Start of PROVIDED MATERIAL

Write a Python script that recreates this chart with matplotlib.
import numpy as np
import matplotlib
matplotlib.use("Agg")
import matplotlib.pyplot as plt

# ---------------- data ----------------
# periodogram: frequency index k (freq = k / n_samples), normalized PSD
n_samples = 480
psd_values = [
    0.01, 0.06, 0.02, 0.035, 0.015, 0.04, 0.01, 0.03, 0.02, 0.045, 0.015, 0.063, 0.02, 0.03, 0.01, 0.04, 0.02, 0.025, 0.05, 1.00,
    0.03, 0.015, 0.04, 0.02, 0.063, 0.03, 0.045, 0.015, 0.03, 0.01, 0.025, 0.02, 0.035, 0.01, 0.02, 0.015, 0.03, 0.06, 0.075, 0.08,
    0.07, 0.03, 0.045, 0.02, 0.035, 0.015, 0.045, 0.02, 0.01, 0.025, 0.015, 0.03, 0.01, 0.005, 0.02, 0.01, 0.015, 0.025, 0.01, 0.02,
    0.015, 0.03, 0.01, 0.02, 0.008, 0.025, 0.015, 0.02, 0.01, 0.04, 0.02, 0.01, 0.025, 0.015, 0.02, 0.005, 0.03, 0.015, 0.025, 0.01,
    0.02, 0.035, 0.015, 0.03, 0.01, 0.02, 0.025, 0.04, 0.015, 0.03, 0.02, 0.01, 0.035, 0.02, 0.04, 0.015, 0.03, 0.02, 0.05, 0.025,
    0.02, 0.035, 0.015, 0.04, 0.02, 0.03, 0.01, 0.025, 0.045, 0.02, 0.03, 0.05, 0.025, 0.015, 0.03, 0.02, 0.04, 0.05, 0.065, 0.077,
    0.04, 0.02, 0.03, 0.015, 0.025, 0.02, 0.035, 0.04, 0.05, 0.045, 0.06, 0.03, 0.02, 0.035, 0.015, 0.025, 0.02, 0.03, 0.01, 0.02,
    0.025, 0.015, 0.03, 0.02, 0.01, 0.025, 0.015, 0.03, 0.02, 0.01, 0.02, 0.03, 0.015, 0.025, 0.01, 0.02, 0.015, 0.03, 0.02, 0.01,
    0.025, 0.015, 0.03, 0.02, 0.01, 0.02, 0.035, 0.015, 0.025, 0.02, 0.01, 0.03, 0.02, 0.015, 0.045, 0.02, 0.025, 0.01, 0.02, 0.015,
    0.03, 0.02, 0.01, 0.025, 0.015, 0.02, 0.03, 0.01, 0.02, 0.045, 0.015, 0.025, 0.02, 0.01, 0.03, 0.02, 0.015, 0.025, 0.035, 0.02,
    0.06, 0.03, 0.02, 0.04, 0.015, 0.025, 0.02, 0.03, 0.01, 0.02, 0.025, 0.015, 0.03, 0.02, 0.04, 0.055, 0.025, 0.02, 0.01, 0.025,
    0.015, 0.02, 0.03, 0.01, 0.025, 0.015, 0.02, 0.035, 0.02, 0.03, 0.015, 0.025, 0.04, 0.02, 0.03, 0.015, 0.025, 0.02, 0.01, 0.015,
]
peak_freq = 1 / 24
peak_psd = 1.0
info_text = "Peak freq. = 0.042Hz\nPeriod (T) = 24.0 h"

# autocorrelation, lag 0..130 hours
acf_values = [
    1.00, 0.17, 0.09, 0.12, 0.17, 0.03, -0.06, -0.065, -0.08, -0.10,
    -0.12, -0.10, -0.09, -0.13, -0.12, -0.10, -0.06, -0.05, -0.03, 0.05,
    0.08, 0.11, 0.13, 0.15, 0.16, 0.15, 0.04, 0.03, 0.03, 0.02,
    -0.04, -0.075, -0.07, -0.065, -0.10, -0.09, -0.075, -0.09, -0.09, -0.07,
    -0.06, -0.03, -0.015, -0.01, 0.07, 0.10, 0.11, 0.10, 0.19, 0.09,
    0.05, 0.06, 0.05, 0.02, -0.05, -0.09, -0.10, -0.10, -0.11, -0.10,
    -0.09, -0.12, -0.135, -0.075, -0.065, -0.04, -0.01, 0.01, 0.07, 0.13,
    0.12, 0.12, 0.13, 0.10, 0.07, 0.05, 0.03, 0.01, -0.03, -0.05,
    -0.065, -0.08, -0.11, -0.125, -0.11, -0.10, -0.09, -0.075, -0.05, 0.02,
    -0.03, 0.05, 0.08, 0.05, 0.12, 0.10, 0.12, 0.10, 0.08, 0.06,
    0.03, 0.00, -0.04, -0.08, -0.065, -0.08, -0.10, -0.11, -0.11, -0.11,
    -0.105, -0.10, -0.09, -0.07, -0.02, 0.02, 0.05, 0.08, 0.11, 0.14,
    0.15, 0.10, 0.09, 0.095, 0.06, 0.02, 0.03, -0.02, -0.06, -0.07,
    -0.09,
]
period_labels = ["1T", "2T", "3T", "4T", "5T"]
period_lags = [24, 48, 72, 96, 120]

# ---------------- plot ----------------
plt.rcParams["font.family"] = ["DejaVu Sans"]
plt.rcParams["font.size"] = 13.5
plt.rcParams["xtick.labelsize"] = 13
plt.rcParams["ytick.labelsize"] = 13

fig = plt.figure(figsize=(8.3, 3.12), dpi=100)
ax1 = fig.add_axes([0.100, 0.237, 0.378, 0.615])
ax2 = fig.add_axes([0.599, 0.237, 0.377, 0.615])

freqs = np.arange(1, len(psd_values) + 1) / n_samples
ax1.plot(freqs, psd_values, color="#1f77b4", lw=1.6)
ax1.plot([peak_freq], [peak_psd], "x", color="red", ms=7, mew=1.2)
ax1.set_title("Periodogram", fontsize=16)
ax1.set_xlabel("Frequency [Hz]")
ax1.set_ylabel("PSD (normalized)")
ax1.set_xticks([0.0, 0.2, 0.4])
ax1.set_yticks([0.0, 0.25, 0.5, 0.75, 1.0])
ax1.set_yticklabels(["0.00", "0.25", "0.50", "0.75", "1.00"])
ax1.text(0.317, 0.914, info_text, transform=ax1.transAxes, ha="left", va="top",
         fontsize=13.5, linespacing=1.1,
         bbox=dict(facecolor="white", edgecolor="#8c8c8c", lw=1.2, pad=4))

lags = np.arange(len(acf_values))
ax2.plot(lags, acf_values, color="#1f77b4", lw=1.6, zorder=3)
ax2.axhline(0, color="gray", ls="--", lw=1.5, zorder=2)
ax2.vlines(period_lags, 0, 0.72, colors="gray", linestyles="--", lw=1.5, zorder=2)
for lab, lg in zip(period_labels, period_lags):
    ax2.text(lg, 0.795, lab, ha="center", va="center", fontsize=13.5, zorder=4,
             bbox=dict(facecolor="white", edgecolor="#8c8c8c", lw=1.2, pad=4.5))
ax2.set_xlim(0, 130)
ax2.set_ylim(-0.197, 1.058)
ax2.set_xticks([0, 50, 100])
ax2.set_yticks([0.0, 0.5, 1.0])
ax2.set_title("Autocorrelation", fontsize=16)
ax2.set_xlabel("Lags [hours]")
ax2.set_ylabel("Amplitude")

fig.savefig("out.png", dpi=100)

End of PROVIDED MATERIAL
Start of PROVIDED MATERIAL

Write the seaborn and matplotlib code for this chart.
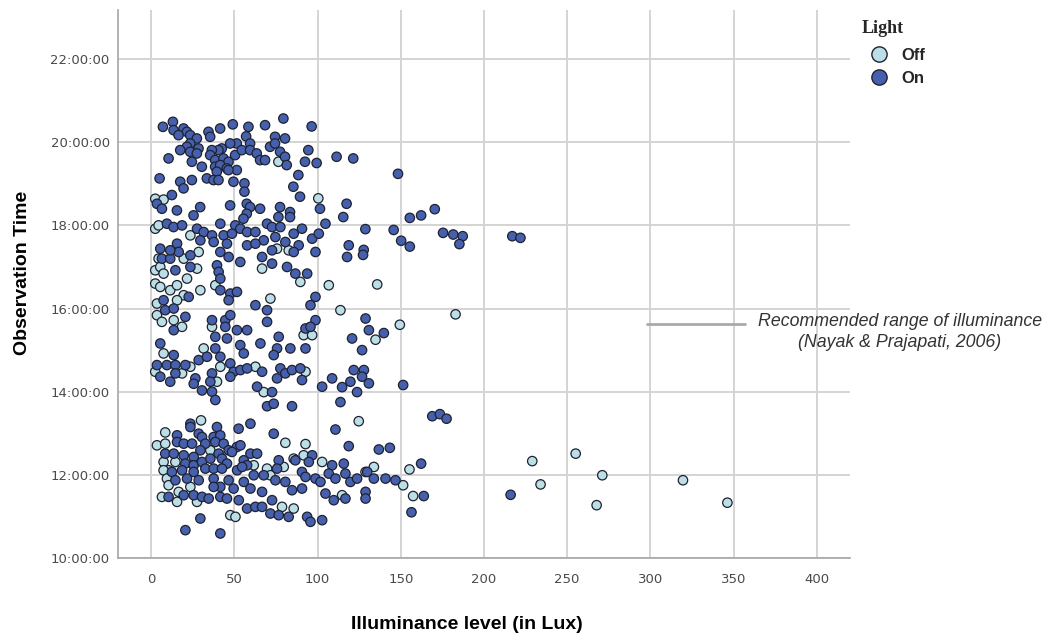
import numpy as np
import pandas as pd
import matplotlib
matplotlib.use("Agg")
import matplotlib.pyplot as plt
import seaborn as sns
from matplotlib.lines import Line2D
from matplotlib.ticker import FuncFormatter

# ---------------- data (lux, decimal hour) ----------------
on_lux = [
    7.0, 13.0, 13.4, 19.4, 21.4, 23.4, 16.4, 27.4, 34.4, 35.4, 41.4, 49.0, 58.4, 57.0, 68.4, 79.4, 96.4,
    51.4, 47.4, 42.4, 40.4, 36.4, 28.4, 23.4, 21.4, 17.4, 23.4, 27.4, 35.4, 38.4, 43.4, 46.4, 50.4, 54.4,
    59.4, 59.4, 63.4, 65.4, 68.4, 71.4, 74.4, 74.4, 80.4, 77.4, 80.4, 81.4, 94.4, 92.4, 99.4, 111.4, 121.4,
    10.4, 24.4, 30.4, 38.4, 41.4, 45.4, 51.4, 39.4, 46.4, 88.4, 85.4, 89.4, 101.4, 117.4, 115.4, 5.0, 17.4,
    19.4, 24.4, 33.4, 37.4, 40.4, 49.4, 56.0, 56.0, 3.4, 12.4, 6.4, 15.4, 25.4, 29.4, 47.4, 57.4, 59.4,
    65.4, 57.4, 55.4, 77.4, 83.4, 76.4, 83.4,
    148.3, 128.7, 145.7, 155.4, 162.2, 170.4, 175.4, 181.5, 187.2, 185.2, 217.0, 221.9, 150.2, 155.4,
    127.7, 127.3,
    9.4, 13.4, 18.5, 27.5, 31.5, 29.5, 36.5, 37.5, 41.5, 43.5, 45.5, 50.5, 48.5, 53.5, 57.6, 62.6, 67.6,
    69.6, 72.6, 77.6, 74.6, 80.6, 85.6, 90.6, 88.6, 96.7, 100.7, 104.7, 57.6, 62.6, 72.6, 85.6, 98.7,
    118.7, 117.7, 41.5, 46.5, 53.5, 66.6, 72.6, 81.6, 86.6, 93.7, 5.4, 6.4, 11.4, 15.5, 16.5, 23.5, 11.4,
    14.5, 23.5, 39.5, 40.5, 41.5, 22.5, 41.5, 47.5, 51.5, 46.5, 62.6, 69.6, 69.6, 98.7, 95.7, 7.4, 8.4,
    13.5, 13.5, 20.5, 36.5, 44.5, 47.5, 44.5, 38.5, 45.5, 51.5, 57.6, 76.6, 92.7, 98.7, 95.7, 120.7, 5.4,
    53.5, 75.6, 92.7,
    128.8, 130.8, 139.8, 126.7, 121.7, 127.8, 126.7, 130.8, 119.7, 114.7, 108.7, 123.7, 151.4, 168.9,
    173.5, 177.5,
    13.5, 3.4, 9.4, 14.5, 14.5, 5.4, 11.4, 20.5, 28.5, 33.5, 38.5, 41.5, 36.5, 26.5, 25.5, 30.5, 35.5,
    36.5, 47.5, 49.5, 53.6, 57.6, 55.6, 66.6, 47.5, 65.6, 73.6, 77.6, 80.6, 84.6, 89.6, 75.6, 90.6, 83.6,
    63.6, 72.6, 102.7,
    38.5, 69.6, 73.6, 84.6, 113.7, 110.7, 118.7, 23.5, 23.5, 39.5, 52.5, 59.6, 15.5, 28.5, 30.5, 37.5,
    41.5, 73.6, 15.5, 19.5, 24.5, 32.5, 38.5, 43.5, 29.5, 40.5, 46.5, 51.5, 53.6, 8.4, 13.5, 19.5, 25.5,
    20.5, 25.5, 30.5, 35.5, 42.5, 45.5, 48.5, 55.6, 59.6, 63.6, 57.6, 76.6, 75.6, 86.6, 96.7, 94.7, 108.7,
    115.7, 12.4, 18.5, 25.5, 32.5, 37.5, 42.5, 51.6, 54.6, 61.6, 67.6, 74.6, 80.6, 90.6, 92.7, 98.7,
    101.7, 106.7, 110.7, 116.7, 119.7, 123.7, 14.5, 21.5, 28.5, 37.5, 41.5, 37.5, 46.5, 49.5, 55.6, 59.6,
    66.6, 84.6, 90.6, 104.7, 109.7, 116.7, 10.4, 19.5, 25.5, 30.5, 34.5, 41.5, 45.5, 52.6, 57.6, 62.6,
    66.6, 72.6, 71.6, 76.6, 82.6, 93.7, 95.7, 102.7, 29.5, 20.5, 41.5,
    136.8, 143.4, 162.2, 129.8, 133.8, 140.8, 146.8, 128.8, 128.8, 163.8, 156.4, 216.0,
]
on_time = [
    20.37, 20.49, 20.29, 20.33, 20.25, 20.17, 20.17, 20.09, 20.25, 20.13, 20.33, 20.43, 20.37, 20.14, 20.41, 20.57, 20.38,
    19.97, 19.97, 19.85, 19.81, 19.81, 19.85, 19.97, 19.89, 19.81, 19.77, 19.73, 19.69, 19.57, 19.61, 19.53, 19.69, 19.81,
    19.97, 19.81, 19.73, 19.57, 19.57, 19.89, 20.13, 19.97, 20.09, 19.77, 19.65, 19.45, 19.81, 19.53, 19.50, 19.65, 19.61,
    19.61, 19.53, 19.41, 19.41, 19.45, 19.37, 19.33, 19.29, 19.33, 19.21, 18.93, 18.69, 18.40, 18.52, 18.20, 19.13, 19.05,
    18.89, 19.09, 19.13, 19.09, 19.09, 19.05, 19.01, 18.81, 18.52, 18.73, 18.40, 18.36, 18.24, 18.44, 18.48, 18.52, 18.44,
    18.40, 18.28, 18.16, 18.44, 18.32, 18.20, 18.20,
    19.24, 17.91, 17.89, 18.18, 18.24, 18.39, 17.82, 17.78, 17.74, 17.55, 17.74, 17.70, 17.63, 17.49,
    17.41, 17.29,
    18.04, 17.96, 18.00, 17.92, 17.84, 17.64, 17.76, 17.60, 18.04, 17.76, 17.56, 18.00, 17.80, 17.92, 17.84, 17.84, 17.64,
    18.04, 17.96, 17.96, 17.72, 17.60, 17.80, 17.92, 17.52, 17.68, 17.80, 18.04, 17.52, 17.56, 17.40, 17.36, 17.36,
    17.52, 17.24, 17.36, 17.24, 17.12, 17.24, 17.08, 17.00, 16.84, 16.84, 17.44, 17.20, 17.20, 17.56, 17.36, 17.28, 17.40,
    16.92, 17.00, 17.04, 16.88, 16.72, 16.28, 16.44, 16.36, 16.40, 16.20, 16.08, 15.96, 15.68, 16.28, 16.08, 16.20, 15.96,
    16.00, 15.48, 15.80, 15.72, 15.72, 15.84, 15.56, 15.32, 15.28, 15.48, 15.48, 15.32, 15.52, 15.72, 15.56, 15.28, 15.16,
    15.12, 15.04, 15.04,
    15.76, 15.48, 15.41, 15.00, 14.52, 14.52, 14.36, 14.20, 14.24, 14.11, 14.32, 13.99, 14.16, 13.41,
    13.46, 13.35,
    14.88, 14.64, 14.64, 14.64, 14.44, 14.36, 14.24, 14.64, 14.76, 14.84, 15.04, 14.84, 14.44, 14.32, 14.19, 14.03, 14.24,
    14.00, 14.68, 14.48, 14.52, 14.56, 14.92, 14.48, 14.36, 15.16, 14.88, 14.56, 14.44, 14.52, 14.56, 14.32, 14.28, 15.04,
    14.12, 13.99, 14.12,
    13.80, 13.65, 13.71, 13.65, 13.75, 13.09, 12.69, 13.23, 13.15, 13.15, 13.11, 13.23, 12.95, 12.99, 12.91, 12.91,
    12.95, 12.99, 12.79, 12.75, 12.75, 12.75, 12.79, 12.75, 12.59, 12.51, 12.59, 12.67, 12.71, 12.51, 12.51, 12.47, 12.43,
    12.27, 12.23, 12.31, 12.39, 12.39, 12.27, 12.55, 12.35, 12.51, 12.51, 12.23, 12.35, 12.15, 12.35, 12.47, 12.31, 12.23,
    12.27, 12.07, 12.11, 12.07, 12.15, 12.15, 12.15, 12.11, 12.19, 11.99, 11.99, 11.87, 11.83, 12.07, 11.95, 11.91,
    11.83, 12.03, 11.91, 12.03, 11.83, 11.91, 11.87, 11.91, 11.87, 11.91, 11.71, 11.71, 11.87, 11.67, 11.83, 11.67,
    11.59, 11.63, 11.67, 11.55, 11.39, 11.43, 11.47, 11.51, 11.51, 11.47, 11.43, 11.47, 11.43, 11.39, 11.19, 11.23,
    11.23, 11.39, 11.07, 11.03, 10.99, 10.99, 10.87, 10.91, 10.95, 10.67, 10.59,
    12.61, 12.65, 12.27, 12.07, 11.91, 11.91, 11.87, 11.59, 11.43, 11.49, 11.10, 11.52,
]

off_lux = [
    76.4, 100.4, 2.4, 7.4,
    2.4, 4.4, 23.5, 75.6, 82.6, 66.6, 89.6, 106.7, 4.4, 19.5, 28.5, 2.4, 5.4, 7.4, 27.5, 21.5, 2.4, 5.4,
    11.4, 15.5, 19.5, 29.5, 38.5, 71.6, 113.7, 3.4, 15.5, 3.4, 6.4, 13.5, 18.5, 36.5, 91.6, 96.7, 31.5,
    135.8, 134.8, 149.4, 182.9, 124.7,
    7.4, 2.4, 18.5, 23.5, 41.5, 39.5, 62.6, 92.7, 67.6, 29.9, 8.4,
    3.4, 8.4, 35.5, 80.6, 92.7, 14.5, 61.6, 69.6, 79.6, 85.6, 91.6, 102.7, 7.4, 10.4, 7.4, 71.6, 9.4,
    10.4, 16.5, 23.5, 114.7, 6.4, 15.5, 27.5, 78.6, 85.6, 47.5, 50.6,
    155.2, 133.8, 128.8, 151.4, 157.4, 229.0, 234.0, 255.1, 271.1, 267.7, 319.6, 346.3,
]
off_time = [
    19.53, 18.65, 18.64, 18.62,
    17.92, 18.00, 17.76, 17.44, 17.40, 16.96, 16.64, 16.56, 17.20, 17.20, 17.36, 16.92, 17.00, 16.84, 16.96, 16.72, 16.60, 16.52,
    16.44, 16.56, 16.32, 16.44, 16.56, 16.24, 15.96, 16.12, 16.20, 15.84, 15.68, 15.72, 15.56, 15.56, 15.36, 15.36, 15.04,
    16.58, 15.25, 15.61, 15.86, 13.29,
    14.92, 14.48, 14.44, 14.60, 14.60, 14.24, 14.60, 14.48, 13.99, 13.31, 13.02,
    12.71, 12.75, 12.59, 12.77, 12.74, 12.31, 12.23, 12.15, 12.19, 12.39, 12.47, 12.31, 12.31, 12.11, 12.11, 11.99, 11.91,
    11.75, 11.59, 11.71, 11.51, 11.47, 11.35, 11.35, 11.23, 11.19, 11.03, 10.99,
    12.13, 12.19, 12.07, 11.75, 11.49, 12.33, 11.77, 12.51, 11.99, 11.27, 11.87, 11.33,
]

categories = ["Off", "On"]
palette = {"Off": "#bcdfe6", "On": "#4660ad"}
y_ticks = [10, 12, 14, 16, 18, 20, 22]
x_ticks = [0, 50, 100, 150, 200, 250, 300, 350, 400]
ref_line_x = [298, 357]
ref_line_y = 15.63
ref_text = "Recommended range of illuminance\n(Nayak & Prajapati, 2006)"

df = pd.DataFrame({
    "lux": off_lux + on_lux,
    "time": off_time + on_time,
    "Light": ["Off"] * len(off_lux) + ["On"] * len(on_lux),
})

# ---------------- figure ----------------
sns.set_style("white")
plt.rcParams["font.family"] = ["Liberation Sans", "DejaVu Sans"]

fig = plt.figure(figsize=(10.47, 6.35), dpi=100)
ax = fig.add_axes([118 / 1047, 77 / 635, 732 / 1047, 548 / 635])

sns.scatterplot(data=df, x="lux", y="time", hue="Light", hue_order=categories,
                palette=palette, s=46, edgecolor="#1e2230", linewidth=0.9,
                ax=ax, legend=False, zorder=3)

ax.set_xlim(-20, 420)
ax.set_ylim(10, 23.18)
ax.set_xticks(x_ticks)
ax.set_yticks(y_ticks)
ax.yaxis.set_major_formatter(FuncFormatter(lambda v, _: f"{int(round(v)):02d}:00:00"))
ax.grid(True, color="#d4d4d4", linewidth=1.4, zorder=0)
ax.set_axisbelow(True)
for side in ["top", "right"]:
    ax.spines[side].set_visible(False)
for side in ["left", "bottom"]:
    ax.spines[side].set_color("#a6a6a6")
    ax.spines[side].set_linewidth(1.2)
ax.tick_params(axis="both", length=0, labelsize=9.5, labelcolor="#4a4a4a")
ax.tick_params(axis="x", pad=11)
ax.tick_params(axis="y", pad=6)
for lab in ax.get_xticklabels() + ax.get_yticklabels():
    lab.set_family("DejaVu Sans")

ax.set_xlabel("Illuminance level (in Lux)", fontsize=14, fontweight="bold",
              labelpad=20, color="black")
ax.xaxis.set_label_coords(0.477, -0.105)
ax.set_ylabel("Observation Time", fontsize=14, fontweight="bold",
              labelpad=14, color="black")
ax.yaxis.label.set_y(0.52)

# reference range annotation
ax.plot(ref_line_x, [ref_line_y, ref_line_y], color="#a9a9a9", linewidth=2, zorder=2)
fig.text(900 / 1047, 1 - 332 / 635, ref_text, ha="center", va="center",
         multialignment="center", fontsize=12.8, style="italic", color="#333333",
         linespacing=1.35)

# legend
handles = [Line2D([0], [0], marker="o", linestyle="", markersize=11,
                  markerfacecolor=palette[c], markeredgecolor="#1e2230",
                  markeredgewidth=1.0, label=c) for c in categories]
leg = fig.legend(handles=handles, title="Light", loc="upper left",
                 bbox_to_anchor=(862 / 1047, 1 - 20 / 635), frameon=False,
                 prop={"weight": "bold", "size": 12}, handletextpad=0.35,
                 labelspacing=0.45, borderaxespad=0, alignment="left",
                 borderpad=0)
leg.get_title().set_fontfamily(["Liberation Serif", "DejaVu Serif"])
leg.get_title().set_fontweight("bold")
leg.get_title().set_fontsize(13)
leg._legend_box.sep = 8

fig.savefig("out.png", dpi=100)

End of PROVIDED MATERIAL
Start of PROVIDED MATERIAL

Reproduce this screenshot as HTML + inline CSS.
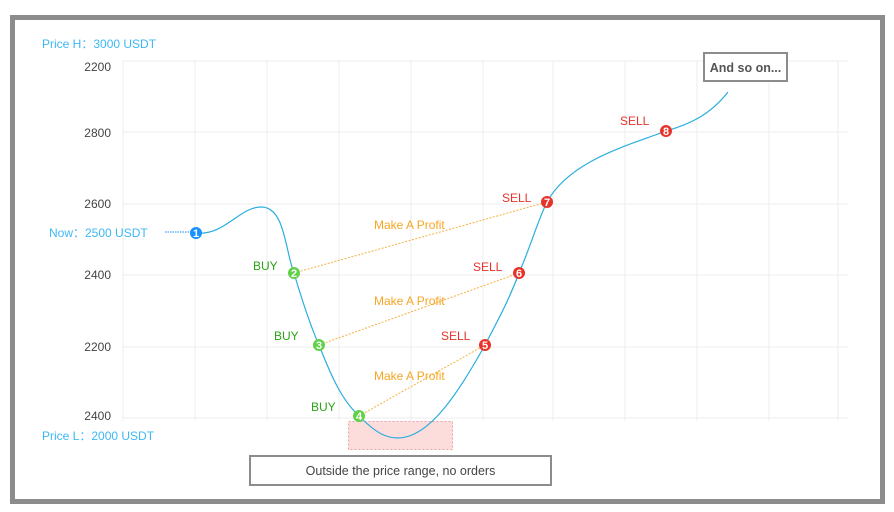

End of PROVIDED MATERIAL

• DESCRIPTION OF THE TASK:
Look above for the line with "Write the seaborn" and copy exactly from it through the line with "from matplotlib.ticker import FuncFormatter", both included. Omit the pictures.

• TASK RESPONSE:
Write the seaborn and matplotlib code for this chart.
import numpy as np
import pandas as pd
import matplotlib
matplotlib.use("Agg")
import matplotlib.pyplot as plt
import seaborn as sns
from matplotlib.lines import Line2D
from matplotlib.ticker import FuncFormatter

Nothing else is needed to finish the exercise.